The task:
The listing below begins with the first line you should copy; stop after the line containing "0.672, 0.608, 0.548];", and drop every picture.

Material provided:
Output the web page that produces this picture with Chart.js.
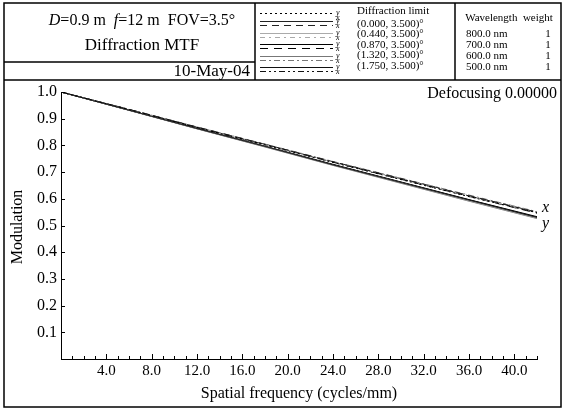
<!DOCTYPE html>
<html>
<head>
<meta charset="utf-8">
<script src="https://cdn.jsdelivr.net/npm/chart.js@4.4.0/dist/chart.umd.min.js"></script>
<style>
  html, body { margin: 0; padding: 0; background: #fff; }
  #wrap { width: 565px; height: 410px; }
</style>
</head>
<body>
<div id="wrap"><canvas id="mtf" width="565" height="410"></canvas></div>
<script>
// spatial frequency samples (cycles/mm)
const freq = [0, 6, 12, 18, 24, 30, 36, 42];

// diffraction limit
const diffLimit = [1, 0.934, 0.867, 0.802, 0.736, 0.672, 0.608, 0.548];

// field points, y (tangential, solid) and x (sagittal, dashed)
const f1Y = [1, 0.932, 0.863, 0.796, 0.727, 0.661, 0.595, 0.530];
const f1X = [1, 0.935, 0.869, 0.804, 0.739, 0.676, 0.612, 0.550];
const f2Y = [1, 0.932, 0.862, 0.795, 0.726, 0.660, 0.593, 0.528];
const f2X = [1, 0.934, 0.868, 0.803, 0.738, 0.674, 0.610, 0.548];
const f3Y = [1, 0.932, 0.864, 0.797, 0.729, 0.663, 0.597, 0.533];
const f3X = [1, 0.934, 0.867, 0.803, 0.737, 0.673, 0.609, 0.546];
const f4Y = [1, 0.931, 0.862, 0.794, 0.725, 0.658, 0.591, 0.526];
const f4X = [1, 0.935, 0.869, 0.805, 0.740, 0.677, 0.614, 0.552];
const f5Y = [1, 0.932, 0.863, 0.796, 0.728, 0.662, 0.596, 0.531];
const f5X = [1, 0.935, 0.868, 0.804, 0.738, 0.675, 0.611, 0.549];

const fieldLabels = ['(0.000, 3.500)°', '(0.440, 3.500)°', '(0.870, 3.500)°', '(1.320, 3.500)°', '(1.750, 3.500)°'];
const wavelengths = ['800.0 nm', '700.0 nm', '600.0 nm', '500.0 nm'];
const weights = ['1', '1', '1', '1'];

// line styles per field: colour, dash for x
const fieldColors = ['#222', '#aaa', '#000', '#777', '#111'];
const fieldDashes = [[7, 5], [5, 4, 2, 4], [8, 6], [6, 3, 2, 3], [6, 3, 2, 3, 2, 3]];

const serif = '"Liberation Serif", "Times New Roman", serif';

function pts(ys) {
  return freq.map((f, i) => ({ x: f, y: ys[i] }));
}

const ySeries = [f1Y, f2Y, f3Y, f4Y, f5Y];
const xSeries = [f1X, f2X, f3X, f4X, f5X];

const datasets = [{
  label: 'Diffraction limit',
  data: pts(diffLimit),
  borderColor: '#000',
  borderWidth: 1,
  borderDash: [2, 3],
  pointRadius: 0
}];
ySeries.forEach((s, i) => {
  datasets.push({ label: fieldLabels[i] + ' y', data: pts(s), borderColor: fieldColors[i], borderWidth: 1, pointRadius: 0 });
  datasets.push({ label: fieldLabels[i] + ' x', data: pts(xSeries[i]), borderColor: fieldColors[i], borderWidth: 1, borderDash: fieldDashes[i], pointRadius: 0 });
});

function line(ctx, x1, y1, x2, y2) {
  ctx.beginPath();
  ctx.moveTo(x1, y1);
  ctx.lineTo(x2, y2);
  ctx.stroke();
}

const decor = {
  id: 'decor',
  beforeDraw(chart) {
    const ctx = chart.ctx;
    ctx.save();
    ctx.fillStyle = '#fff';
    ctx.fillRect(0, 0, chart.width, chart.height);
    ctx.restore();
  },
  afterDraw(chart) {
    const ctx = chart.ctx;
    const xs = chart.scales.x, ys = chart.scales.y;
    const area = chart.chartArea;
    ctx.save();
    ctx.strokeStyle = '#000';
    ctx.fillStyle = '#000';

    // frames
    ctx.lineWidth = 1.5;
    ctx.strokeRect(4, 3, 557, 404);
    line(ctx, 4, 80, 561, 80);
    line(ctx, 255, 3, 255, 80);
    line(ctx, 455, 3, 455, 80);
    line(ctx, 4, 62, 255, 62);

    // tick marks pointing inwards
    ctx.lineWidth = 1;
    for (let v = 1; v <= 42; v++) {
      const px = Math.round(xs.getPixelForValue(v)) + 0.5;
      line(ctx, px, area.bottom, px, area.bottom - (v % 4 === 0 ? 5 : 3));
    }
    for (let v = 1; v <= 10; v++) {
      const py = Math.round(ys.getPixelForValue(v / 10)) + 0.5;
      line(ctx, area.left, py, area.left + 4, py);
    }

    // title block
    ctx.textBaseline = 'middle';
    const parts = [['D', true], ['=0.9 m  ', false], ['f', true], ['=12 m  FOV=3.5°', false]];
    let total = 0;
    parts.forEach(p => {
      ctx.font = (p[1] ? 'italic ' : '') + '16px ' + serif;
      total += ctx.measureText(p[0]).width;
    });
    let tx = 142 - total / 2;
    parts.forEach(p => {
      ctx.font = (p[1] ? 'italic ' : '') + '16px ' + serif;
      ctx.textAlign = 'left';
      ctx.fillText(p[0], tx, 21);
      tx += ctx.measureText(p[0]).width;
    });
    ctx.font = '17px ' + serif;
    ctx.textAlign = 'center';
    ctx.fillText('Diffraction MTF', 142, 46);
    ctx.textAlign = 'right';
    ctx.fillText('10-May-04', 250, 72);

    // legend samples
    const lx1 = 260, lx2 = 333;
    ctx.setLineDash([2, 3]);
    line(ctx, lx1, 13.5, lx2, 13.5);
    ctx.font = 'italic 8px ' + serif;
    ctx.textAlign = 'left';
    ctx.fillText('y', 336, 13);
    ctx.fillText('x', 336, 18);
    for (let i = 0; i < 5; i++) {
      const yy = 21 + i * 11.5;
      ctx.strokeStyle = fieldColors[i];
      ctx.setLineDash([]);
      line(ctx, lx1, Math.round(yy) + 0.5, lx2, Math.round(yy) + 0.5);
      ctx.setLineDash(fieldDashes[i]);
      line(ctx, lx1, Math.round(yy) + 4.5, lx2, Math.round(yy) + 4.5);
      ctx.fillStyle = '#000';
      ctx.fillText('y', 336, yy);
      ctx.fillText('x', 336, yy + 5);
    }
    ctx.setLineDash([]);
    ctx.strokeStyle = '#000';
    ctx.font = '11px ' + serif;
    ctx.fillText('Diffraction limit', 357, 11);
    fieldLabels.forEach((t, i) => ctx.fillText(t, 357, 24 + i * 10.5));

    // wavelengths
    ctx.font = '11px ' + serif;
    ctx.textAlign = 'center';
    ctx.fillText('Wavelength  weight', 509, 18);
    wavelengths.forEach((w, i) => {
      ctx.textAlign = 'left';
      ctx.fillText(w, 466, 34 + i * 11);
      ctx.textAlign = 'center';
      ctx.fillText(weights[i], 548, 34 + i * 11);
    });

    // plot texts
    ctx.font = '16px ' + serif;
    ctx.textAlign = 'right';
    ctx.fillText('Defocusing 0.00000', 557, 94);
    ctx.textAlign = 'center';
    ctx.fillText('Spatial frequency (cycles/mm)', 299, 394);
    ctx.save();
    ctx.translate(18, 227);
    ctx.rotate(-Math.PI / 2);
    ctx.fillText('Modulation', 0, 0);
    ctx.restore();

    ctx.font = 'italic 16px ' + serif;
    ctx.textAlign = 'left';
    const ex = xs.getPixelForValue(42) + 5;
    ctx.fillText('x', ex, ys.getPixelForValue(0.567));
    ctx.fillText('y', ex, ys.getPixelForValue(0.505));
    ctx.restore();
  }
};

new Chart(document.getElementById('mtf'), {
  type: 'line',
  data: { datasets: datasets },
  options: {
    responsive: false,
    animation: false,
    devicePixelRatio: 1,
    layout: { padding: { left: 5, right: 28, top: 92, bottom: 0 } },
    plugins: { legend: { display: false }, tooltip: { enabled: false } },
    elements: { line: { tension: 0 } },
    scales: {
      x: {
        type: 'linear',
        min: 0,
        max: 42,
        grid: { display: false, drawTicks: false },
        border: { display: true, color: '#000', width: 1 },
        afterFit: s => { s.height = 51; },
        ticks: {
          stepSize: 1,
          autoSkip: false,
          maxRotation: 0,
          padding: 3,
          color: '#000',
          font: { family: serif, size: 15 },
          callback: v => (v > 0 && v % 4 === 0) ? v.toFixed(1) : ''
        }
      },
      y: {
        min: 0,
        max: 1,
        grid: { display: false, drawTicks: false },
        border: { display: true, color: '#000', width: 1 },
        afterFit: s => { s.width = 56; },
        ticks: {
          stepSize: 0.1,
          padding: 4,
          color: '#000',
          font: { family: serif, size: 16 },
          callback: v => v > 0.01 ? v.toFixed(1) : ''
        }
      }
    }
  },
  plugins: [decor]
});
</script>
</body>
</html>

Exercise output:
Output the web page that produces this picture with Chart.js.
<!DOCTYPE html>
<html>
<head>
<meta charset="utf-8">
<script src="https://cdn.jsdelivr.net/npm/chart.js@4.4.0/dist/chart.umd.min.js"></script>
<style>
  html, body { margin: 0; padding: 0; background: #fff; }
  #wrap { width: 565px; height: 410px; }
</style>
</head>
<body>
<div id="wrap"><canvas id="mtf" width="565" height="410"></canvas></div>
<script>
// spatial frequency samples (cycles/mm)
const freq = [0, 6, 12, 18, 24, 30, 36, 42];

// diffraction limit
const diffLimit = [1, 0.934, 0.867, 0.802, 0.736, 0.672, 0.608, 0.548];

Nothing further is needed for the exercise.